L’ impressione è che la questione  morale sia stata presa da una parte almeno della politica abbastanza sottogamba, con la stessa leggerezza con cui sono stati visti altri temi essenziali per la vita collettiva, come le finanze e i costumi  privati. Di tutto questo Silvio Berlusconi porta una responsabilità non secondaria. Nessuno credo si sogni  di considerarlo un corrotto. Ma corruttore sì: corruttore, innanzitutto, del costume, personalmente portato, magari anche per generosità e malinteso senso dell’amicizia, a circondarsi di lenoni, faccendieri, gente di dubbia virtù e di scarsissima etica, finendo talvolta col ritrovarsi nelle loro mani. Su di lui e sui suoi governi si possono dire molte cose, anche contraddittorie, ma una cosa certamente no: che abbia posto i temi della legalità al centro della sua attenzione e della sua azione. O meglio: la legalità è stata intesa unicamente come legata alla criminalità organizzata e ordinaria (visto che importanti risultati sono stati conseguiti nella lotta alle mafie), non nella sua dimensione che gli americani chiamano “dei colletti bianchi”. Reati pur gravi, come il falso in bilancio, sono stati derubricati, attorno a Berlusconi hanno continuato a circolare  personaggi riconosciuti colpevoli di gravissimi reati (collusione mafiosa, corruzione di giudici o di testimoni). Alle volte sono stati allontanati per convenienza dalla scena pubblica, ma non risulta mai che vi sia stato da parte del loro protettore e amico riprovazione e, meno che mai, sconfessione. Come poteva, del resto, Berlusconi riprovare e sconfessare gente come Dell’Utri e Previti, che ha agito con il suo pieno accordo e nel suo interesse? Questa  insensibilità al tema della legalità continua anche oggi: il tentativo della Giustizia di portare Dell’Utri in Italia, è definito  un’assurda persecuzione. Un ex-Ministro dell’Interno, Scajola, è accusato di favoreggiamento, reato tra i più odiosi specie per un funzionario pubblico, e l’ex-Cavaliere lo ha giustificato: “Ha solo voluto aiutare un amico latitante.” (E uno si chiede: ma si rende conto di quello che dice? Il Codice Penale lo conosce , magari per sentito dire?).
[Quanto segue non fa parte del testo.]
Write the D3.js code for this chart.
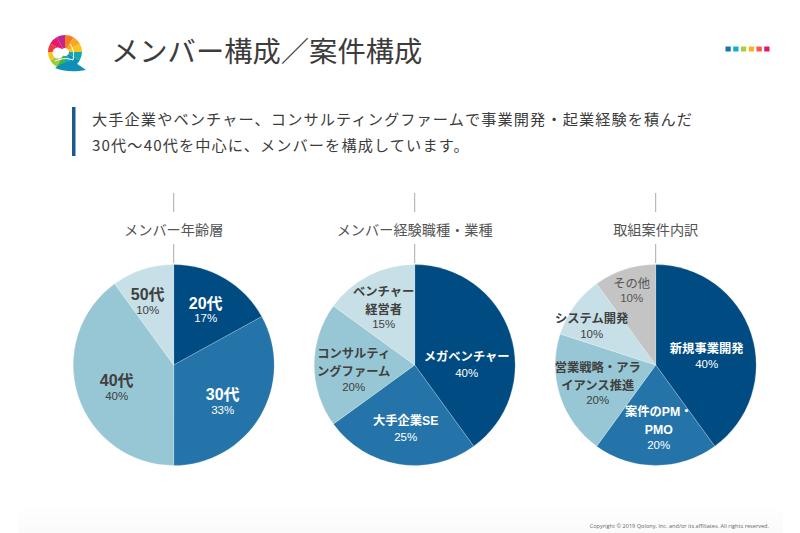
<!DOCTYPE html>
<html>
<head>
<meta charset="utf-8">
<script src="https://cdn.jsdelivr.net/npm/d3@7"></script>
<style>
  html, body { margin: 0; padding: 0; background: #fff; }
  text { font-family: "Liberation Sans", "Noto Sans CJK JP", sans-serif; }
  .jp { font-family: "Noto Sans CJK JP", sans-serif; }
</style>
</head>
<body>
<div id="chart"></div>
<script>
// data
var ageNames = [["20代"], ["30代"], ["40代"], ["50代"]];
var ageValues = [17, 33, 40, 10];
var expNames = [["メガベンチャー"], ["大手企業SE"], ["コンサルティ", "ングファーム"], ["ベンチャー", "経営者"]];
var expValues = [40, 25, 20, 15];
var workNames = [["新規事業開発"], ["案件のPM・", "PMO"], ["営業戦略・アラ", "イアンス推進"], ["システム開発"], ["その他"]];
var workValues = [40, 20, 20, 10, 10];

var pieColors = ["#004b82", "#2574a9", "#97c7d4", "#c7e0e8", "#c4c4c4"];
var inkColors = ["#fff", "#fff", "#404040", "#404040", "#555"];

// label placement, relative to pie centre: [x, y of first line, y of percent]
var ageLabelPos = [[32, -62, -47], [49, 29, 45], [-57, 15, 31], [-26, -71, -55]];
var expLabelPos = [[52, -8, 8], [-9, 56, 72], [-61, -11, 22], [-31, -73, -41]];
var workLabelPos = [[51, -16, -1], [3, 47, 80], [-58, 3, 35], [-64, -46, -31], [-24, -81, -67]];

var logoColors = ["#f47b20", "#f6a623", "#f9c51a", "#12a7b5", "#0f8fb8", "#12a7b5", "#3fb54a", "#9ccb3b", "#f9c51a", "#ee3a43", "#e6186d", "#c2258f"];
var stripColors = ["#1a75ad", "#12aecb", "#a8cf3c", "#fdb022", "#f4594a", "#ec1263"];

var svgWidth = 800;
var svgHeight = 533;
var radius = 100.5;
var pieY = 365;
var lineStep = 18;

var svg = d3.select("#chart").append("svg")
  .attr("width", svgWidth)
  .attr("height", svgHeight)
  .style("display", "block");

// faint footer band
var defs = svg.append("defs");
var grad = defs.append("linearGradient").attr("id", "foot")
  .attr("x1", 0).attr("x2", 0).attr("y1", 0).attr("y2", 1);
grad.append("stop").attr("offset", 0).attr("stop-color", "#fff");
grad.append("stop").attr("offset", 1).attr("stop-color", "#fafafa");
svg.append("rect").attr("x", 18).attr("y", 505).attr("width", 765).attr("height", 28)
  .attr("fill", "url(#foot)");

// logo
var logo = svg.append("g").attr("transform", "translate(65,52)");
var logoPie = d3.pie().value(1).sort(null);
var logoArc = d3.arc().innerRadius(4).outerRadius(17);
logo.selectAll("path.wedge").data(logoPie(logoColors)).enter()
  .append("path")
  .attr("class", "wedge")
  .attr("d", logoArc)
  .attr("fill", d => d.data);
logo.append("circle").attr("cx", -7).attr("cy", 1).attr("r", 5.5).attr("fill", "#fff");
logo.append("path")
  .attr("d", "M-10,16 C-3,11 3,9 8,9 L21,18 C10,20 0,20 -10,16 Z")
  .attr("fill", "#0f8fb8");
logo.append("path")
  .attr("d", "M-10,9 C-3,6 3,6 8,8 M5,-8 C9,-3 9,3 8,8")
  .attr("fill", "none")
  .attr("stroke", "#fff")
  .attr("stroke-width", 1);

// title
svg.append("text")
  .attr("class", "jp")
  .attr("x", 111)
  .attr("y", 62)
  .attr("font-size", 28.3)
  .attr("fill", "#3c3c3c")
  .text("メンバー構成／案件構成");

// colour strip
var stripX = d3.scaleBand().domain(d3.range(stripColors.length)).range([725.5, 769.5]).paddingInner(0.32);
svg.selectAll("rect.strip").data(stripColors).enter()
  .append("rect")
  .attr("class", "strip")
  .attr("x", (d, i) => stripX(i))
  .attr("y", 46.5)
  .attr("width", stripX.bandwidth())
  .attr("height", 5)
  .attr("fill", d => d);

// lead text
svg.append("rect").attr("x", 72).attr("y", 107).attr("width", 3.5).attr("height", 49).attr("fill", "#1c5a8e");
var lead = ["大手企業やベンチャー、コンサルティングファームで事業開発・起業経験を積んだ", "30代～40代を中心に、メンバーを構成しています。"];
svg.selectAll("text.lead").data(lead).enter()
  .append("text")
  .attr("class", "lead jp")
  .attr("x", 92)
  .attr("y", (d, i) => 125 + i * 26)
  .attr("font-size", 15.2)
  .attr("letter-spacing", 1.1)
  .attr("fill", "#3c3c3c")
  .text(d => d);

// footer
svg.append("text")
  .attr("x", 769)
  .attr("y", 528)
  .attr("text-anchor", "end")
  .style("font-family", "'Open Sans', sans-serif")
  .attr("font-size", 5.6)
  .attr("fill", "#666")
  .text("Copyright © 2019 Qolony, Inc. and/or its affiliates. All rights reserved.");

var pie = d3.pie().value(d => d.value).sort(null);
var arc = d3.arc().innerRadius(0).outerRadius(radius);

function drawPie(cx, title, names, values, labelPos, nameSize) {
  var g = svg.append("g").attr("transform", `translate(${cx}, ${pieY})`);
  var rows = values.map((v, i) => ({ value: v, lines: names[i], pos: labelPos[i], i: i }));

  // leader lines above and below the title
  [[-172, -153], [-121, -102]].forEach(function (l) {
    g.append("line")
      .attr("x1", 0).attr("x2", 0)
      .attr("y1", l[0]).attr("y2", l[1])
      .attr("stroke", "#a9a9a9")
      .attr("stroke-width", 1);
  });

  g.append("text")
    .attr("class", "jp")
    .attr("x", 0)
    .attr("y", -130.5)
    .attr("text-anchor", "middle")
    .attr("font-size", 14.2)
    .attr("fill", "#555")
    .text(title);

  g.selectAll("path.slice").data(pie(rows)).enter()
    .append("path")
    .attr("class", "slice")
    .attr("d", arc)
    .attr("fill", d => pieColors[d.data.i])
    .attr("stroke", "#fff")
    .attr("stroke-width", 0.2);

  rows.forEach(function (r) {
    var ink = inkColors[r.i];
    r.lines.forEach(function (line, k) {
      g.append("text")
        .attr("x", r.pos[0])
        .attr("y", r.pos[1] + k * lineStep)
        .attr("dy", "0.36em")
        .attr("text-anchor", "middle")
        .attr("font-size", nameSize)
        .attr("font-weight", r.i == 4 ? 400 : 700)
        .attr("fill", ink)
        .text(line);
    });
    g.append("text")
      .attr("x", r.pos[0])
      .attr("y", r.pos[2])
      .attr("dy", "0.36em")
      .attr("text-anchor", "middle")
      .attr("font-size", 11.5)
      .attr("fill", ink)
      .text(r.value + "%");
  });
}

drawPie(173.7, "メンバー年齢層", ageNames, ageValues, ageLabelPos, 16);
drawPie(414.7, "メンバー経験職種・業種", expNames, expValues, expLabelPos, 12.3);
drawPie(655.7, "取組案件内訳", workNames, workValues, workLabelPos, 12.3);
</script>
</body>
</html>
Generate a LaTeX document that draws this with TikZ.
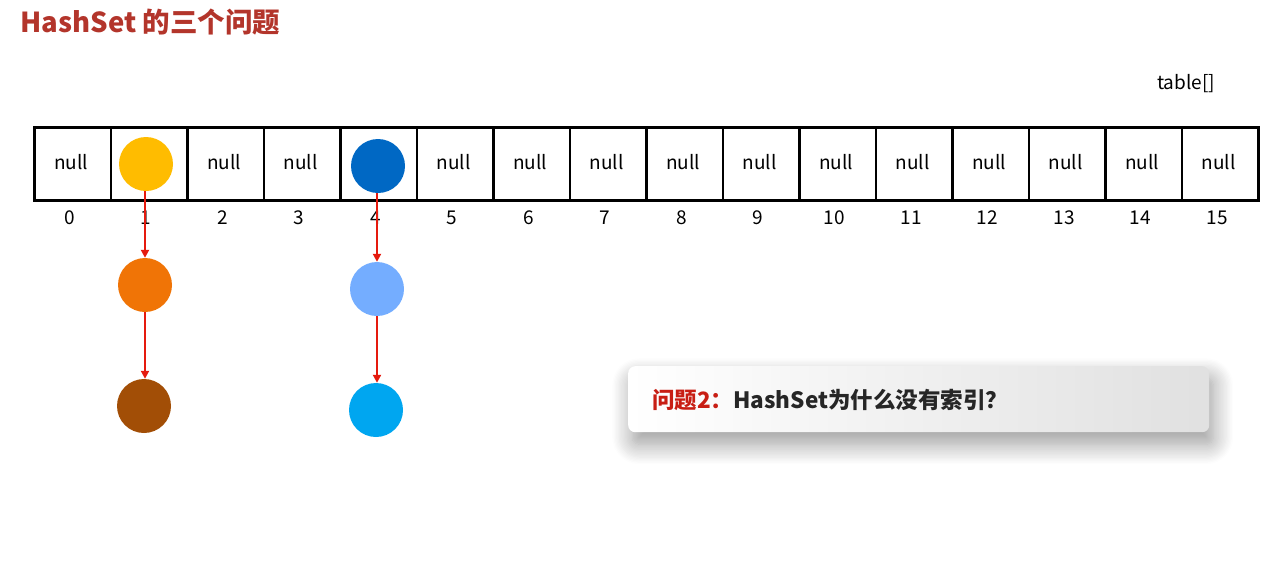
\documentclass[tikz,border=0pt]{standalone}
\usepackage{fontspec}
\setmainfont{Noto Sans CJK SC}
\usetikzlibrary{arrows.meta,shadows.blur}
\definecolor{titlered}{HTML}{B3352B}
\definecolor{qred}{HTML}{C81E14}
\definecolor{arrred}{HTML}{E51A0E}
\definecolor{cyellow}{HTML}{FFBC00}
\definecolor{cblue}{HTML}{0068C4}
\definecolor{corange}{HTML}{F07406}
\definecolor{cbrown}{HTML}{A24E06}
\definecolor{clblue}{HTML}{74ADFF}
\definecolor{ccyan}{HTML}{00A6F0}
\tikzset{
  cell/.style={draw=black, line width=2.8pt, anchor=north west, inner sep=0pt,
    minimum width=76.5pt, minimum height=73pt},
  celltext/.style={font=\fontsize{19}{21}\selectfont},
  idx/.style={font=\fontsize{19}{21}\selectfont},
  ball/.style={circle, inner sep=0pt, minimum size=54pt},
  arr/.style={draw=arrred, line width=2.3pt, -{Triangle[length=8pt,width=8pt]}},
}
\begin{document}
\begin{tikzpicture}[x=1pt,y=-1pt]
\useasboundingbox (0,0) rectangle (1280,563);
\node[anchor=west, text=titlered, font=\bfseries\fontsize{27.5}{30}\selectfont] (title) at (17,22) {HashSet 的三个问题};
\node[celltext] (tbl) at (1186,84) {table[]};
\foreach \i in {0,...,15} {
  \node[cell] (cell\i) at ({33+76.5*\i},126) {};
  \node[idx] (idx\i) at ({69.5+76.5*\i},218) {\i};
}
\foreach \i in {0,2,3,5,6,7,8,9,10,11,12,13,14,15} {
  \node[celltext] (null\i) at ({71.25+76.5*\i},162) {null};
}
\node[ball, fill=cyellow] (a1) at (146,164) {};
\node[ball, fill=corange] (a2) at (145,285) {};
\node[ball, fill=cbrown] (a3) at (144,406) {};
\node[ball, fill=cblue] (b1) at (378,166) {};
\node[ball, fill=clblue] (b2) at (377,289) {};
\node[ball, fill=ccyan] (b3) at (376,410) {};
\draw[arr] (a2.north |- a1.south) -- (a2.north);
\draw[arr] (a2.south) -- (a2.south |- a3.north);
\draw[arr] (b2.north |- b1.south) -- (b2.north);
\draw[arr] (b2.south) -- (b2.south |- b3.north);
\node[anchor=north west, inner sep=0pt, minimum width=581pt, minimum height=66pt,
  rounded corners=7pt, left color=white, right color=black!12,
  blur shadow={shadow xshift=4pt, shadow yshift=-12pt, shadow blur steps=16, shadow blur radius=20pt, shadow opacity=40}] (box) at (628,366) {};
\node[anchor=west, font=\bfseries\fontsize{22.5}{25}\selectfont, inner sep=0pt] (q) at (652,400)
  {\textcolor{qred}{问题2：}\textcolor{black!85}{HashSet为什么没有索引？}};
\end{tikzpicture}
\end{document}
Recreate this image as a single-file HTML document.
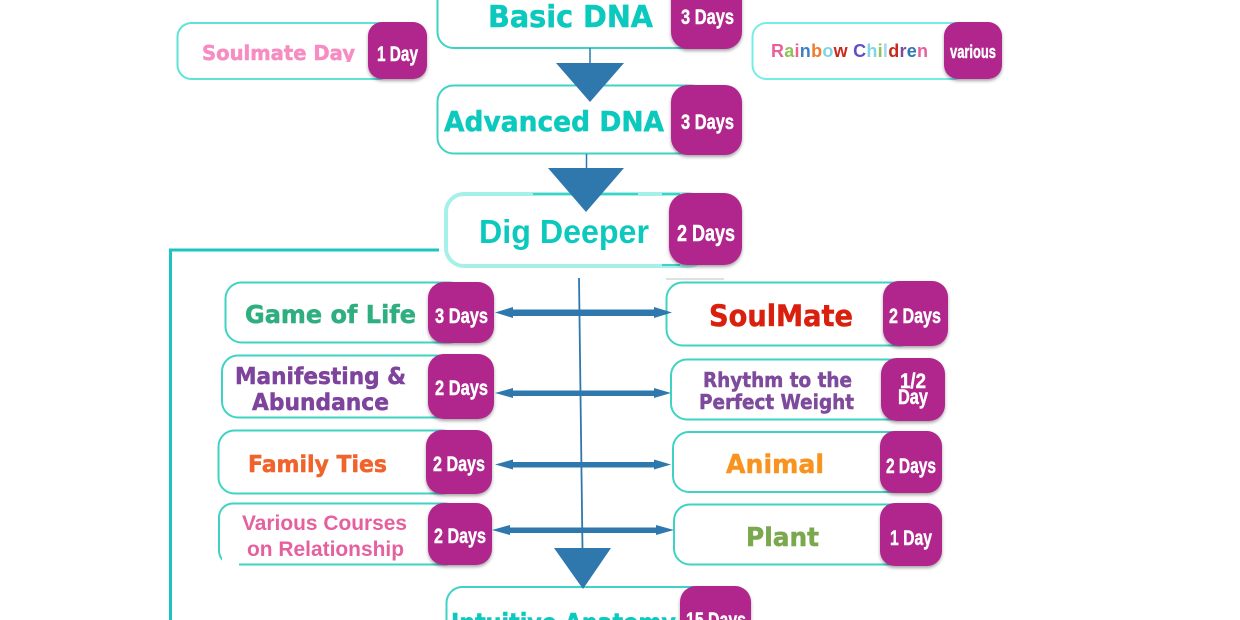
<!DOCTYPE html>
<html>
<head>
<meta charset="utf-8">
<style>
html,body{margin:0;padding:0;background:#fff;width:1240px;height:620px;overflow:hidden}
svg{display:block}
.b{font-family:"DejaVu Sans",sans-serif;font-weight:700;fill:currentColor;stroke:currentColor;stroke-width:.5}
.s{font-family:"Liberation Sans",sans-serif;font-weight:700}
.d{font-family:"Liberation Sans",sans-serif;font-weight:700;fill:#fff;stroke:#fff;stroke-width:.45}
.box{fill:#fff;stroke:#3ed3c4;stroke-width:2}
.badge{fill:#b0258c;filter:url(#sh)}
.ar{fill:#2f78ad}
</style>
</head>
<body>
<svg width="1240" height="620" viewBox="0 0 1240 620" xmlns="http://www.w3.org/2000/svg">
<defs>
<filter id="sh" x="-20%" y="-20%" width="140%" height="140%"><feDropShadow dx="0" dy="2" stdDeviation="1.5" flood-color="#000" flood-opacity=".35"/></filter>
</defs>

<!-- teal connector -->
<path d="M439 250H170.500V620" fill="none" stroke="#1cc4c0" stroke-width="3"/>

<!-- boxes -->
<rect class="box" x="437.500" y="-30" width="280" height="78" rx="16"/>
<rect class="box" x="177.500" y="23" width="215" height="56" rx="14" style="stroke:#5fe3d8"/>
<rect class="box" x="752.500" y="23" width="215" height="56" rx="14" style="stroke:#76ece6"/>
<rect class="box" x="437.500" y="85.500" width="270" height="68" rx="16"/>
<rect class="box" x="446" y="194" width="260" height="72" rx="18" style="stroke:#a5f0e8;stroke-width:4"/>
<path d="M533 194H638M662 194H680M662 265H680" stroke="#3ed3c4" stroke-width="2" fill="none"/>
<rect class="box" x="225.500" y="282.500" width="240" height="60" rx="16"/>
<rect class="box" x="222" y="355.500" width="240" height="62" rx="16"/>
<rect class="box" x="218.500" y="430.500" width="240" height="63" rx="16"/>
<rect class="box" x="219" y="503.500" width="240" height="61" rx="14"/>
<rect x="222" y="558" width="17" height="9" fill="#fff"/>
<rect class="box" x="666.500" y="282.500" width="250" height="63" rx="16"/>
<rect class="box" x="671" y="359.500" width="240" height="60" rx="16"/>
<rect class="box" x="673" y="432" width="240" height="60" rx="16"/>
<rect class="box" x="674" y="504.500" width="240" height="60" rx="16"/>
<rect class="box" x="446.500" y="587" width="270" height="60" rx="16"/>
<path d="M666 279H724" stroke="#bbb" stroke-width="1.500" opacity=".6"/>

<!-- center lines -->
<path d="M590 48V64M586.500 154V169" stroke="#2f78ad" stroke-width="1.500"/>
<path d="M579 278L582.500 550" stroke="#2f78ad" stroke-width="1.800"/>

<!-- triangles -->
<path class="ar" d="M556 63H624L590 102Z"/>
<path class="ar" d="M548 168H624L586 212Z"/>
<path class="ar" d="M554 548H611L583 589Z"/>

<!-- double arrows -->
<g class="ar">
<path d="M495 312.500L513 307V309.500H654V307L672 312.500L654 318V316H513V318Z"/>
<path d="M495 393L513 388V390.500H654V388L671 393L654 398V396H513V398Z"/>
<path d="M495 464.500L513 459.500V462H654V459.500L671 464.500L654 469.500V467.500H513V469.500Z"/>
<path d="M492 530L510 525V527.500H656V525L674 530L656 535V533H510V535Z"/>
</g>

<!-- badges -->
<rect class="badge" x="671" y="-30" width="71" height="79" rx="17"/>
<rect class="badge" x="368" y="22" width="59" height="57" rx="14"/>
<rect class="badge" x="944" y="22" width="58" height="57" rx="14"/>
<rect class="badge" x="671" y="85" width="71" height="70" rx="17"/>
<rect class="badge" x="669" y="193" width="73" height="72" rx="18"/>
<rect class="badge" x="428" y="282" width="66" height="61" rx="16"/>
<rect class="badge" x="428" y="354" width="66" height="65" rx="16"/>
<rect class="badge" x="426" y="430" width="66" height="64" rx="16"/>
<rect class="badge" x="428" y="503" width="64" height="62" rx="16"/>
<rect class="badge" x="883" y="281" width="65" height="65" rx="16"/>
<rect class="badge" x="881" y="358" width="64" height="63" rx="16"/>
<rect class="badge" x="880" y="431" width="62" height="62" rx="15"/>
<rect class="badge" x="880" y="503" width="62" height="63" rx="15"/>
<rect class="badge" x="680" y="586" width="71" height="60" rx="16"/>

<!-- badge text -->
<g class="d" font-size="21">
<text x="681" y="24" textLength="53" lengthAdjust="spacingAndGlyphs">3 Days</text>
<text x="377" y="61" textLength="41" lengthAdjust="spacingAndGlyphs">1 Day</text>
<text x="950" y="58" textLength="46" lengthAdjust="spacingAndGlyphs" font-size="18">various</text>
<text x="681" y="129" textLength="53" lengthAdjust="spacingAndGlyphs">3 Days</text>
<text x="677" y="241" textLength="58" lengthAdjust="spacingAndGlyphs" font-size="23">2 Days</text>
<text x="435" y="323" textLength="53" lengthAdjust="spacingAndGlyphs">3 Days</text>
<text x="435" y="395" textLength="53" lengthAdjust="spacingAndGlyphs">2 Days</text>
<text x="433" y="471" textLength="52" lengthAdjust="spacingAndGlyphs">2 Days</text>
<text x="434" y="543" textLength="52" lengthAdjust="spacingAndGlyphs">2 Days</text>
<text x="889" y="323" textLength="52" lengthAdjust="spacingAndGlyphs">2 Days</text>
<text x="900" y="388" textLength="26" lengthAdjust="spacingAndGlyphs">1/2</text>
<text x="898" y="404" textLength="30" lengthAdjust="spacingAndGlyphs">Day</text>
<text x="886" y="473" textLength="50" lengthAdjust="spacingAndGlyphs">2 Days</text>
<text x="890" y="545" textLength="42" lengthAdjust="spacingAndGlyphs">1 Day</text>
<text x="686" y="627" textLength="60" lengthAdjust="spacingAndGlyphs">15 Days</text>
</g>

<!-- titles -->
<text class="b" x="488" y="27" font-size="30" color="#0cc9be" textLength="165" lengthAdjust="spacingAndGlyphs">Basic DNA</text>
<text class="b" x="444" y="131" font-size="28" color="#0cc9be" textLength="220" lengthAdjust="spacingAndGlyphs">Advanced DNA</text>
<text class="s" x="479" y="243" font-size="33" fill="#0cc9be" textLength="170" lengthAdjust="spacingAndGlyphs">Dig Deeper</text>
<text class="b" x="451" y="631" font-size="25" color="#0cc9be" textLength="225" lengthAdjust="spacingAndGlyphs">Intuitive Anatomy</text>

<text class="b" x="202" y="60" font-size="20.500" color="#f68cc2" textLength="153" lengthAdjust="spacingAndGlyphs">Soulmate Day</text>
<rect x="200" y="62" width="160" height="6" fill="#fff"/>

<text class="s" x="771" y="57" font-size="18" textLength="157" lengthAdjust="spacing"><tspan fill="#e8609c">R</tspan><tspan fill="#8fc25a">a</tspan><tspan fill="#e8609c">i</tspan><tspan fill="#3f7fc8">n</tspan><tspan fill="#ef7b2c">b</tspan><tspan fill="#7fd5e5">o</tspan><tspan fill="#c92a1e">w</tspan><tspan> </tspan><tspan fill="#5f4fc8">C</tspan><tspan fill="#7fd5e5">h</tspan><tspan fill="#8fc25a">i</tspan><tspan fill="#a0d8e8">l</tspan><tspan fill="#c92a1e">d</tspan><tspan fill="#7d4a9c">r</tspan><tspan fill="#2b78b5">e</tspan><tspan fill="#e8609c">n</tspan></text>

<text class="b" x="245" y="323" font-size="25" color="#2fae80" textLength="171" lengthAdjust="spacingAndGlyphs">Game of Life</text>
<text class="b" x="235" y="384" font-size="23" color="#7e439c" textLength="171" lengthAdjust="spacingAndGlyphs">Manifesting &amp;</text>
<text class="b" x="252" y="410" font-size="23" color="#7e439c" textLength="137" lengthAdjust="spacingAndGlyphs">Abundance</text>
<text class="b" x="248" y="472" font-size="23" color="#f0642c" textLength="139" lengthAdjust="spacingAndGlyphs">Family Ties</text>
<text class="s" x="242" y="530" font-size="21" fill="#e5609e" textLength="165" lengthAdjust="spacingAndGlyphs">Various Courses</text>
<text class="s" x="247" y="556" font-size="21" fill="#e5609e" textLength="157" lengthAdjust="spacingAndGlyphs">on Relationship</text>

<text class="b" x="709" y="326" font-size="29" color="#d9200f" textLength="144" lengthAdjust="spacingAndGlyphs">SoulMate</text>
<text class="b" x="703" y="387" font-size="20" color="#7e4a9c" textLength="149" lengthAdjust="spacingAndGlyphs">Rhythm to the</text>
<text class="b" x="699" y="409" font-size="20" color="#7e4a9c" textLength="155" lengthAdjust="spacingAndGlyphs">Perfect Weight</text>
<text class="b" x="726" y="473" font-size="26" color="#f7931e" textLength="98" lengthAdjust="spacingAndGlyphs">Animal</text>
<text class="b" x="746" y="546" font-size="26" color="#7ba84e" textLength="73" lengthAdjust="spacingAndGlyphs">Plant</text>
</svg>
</body>
</html>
È possibile superare tutto questo? Certo, il ciclo di Berlusconi si avvicina alla fine e chi governerà l’Italia nei prossimi anni si spera non abbia scheletri nell’armadio e appartenga a una  tradizione di legalità (ma attenti, il ritorno al finanziamento privato dei partiti, se non accompagnato da regole e controlli ferrei, porterà nuovi problemi).  Però non illudiamoci troppo: la corruzione fa parte – anche se costa riconoscerlo – di abitudini umane radicate e antiche, forse della stessa natura dell’uomo. Cancellarla del tutto è impossibile (pochi, se pure esistono, sono i Paesi che ci sono riusciti). È però  lo stesso doveroso combatterla con tutti i mezzi, senza sosta, senza respiro; con “tolleranza zero” da parte degli organi politici e amministrativi e con una diffusa opera di sensibilizzazione e insegnamento, nella scuola e nella società, sui temi della legalità. E poi, in concreto, con leggi dure ed efficaci e potenziando l’azione degli organi ispettivi e di controllo e la vigilanza delle forze dell’ordine, e rinunciando al dissennato tentativo di ostacolare l’azione della Magistratura o porle condizionamenti politici. In un mondo imperfetto, una Giustizia indipendente, determinata ed impegnata, costituisce il vero baluardo contro l’illegalità. Dove la Giustizia è inerte o sottomessa al potere politico, inevitabilmente subentra l’impunità, che della corruzione è la faccia più insopportabile.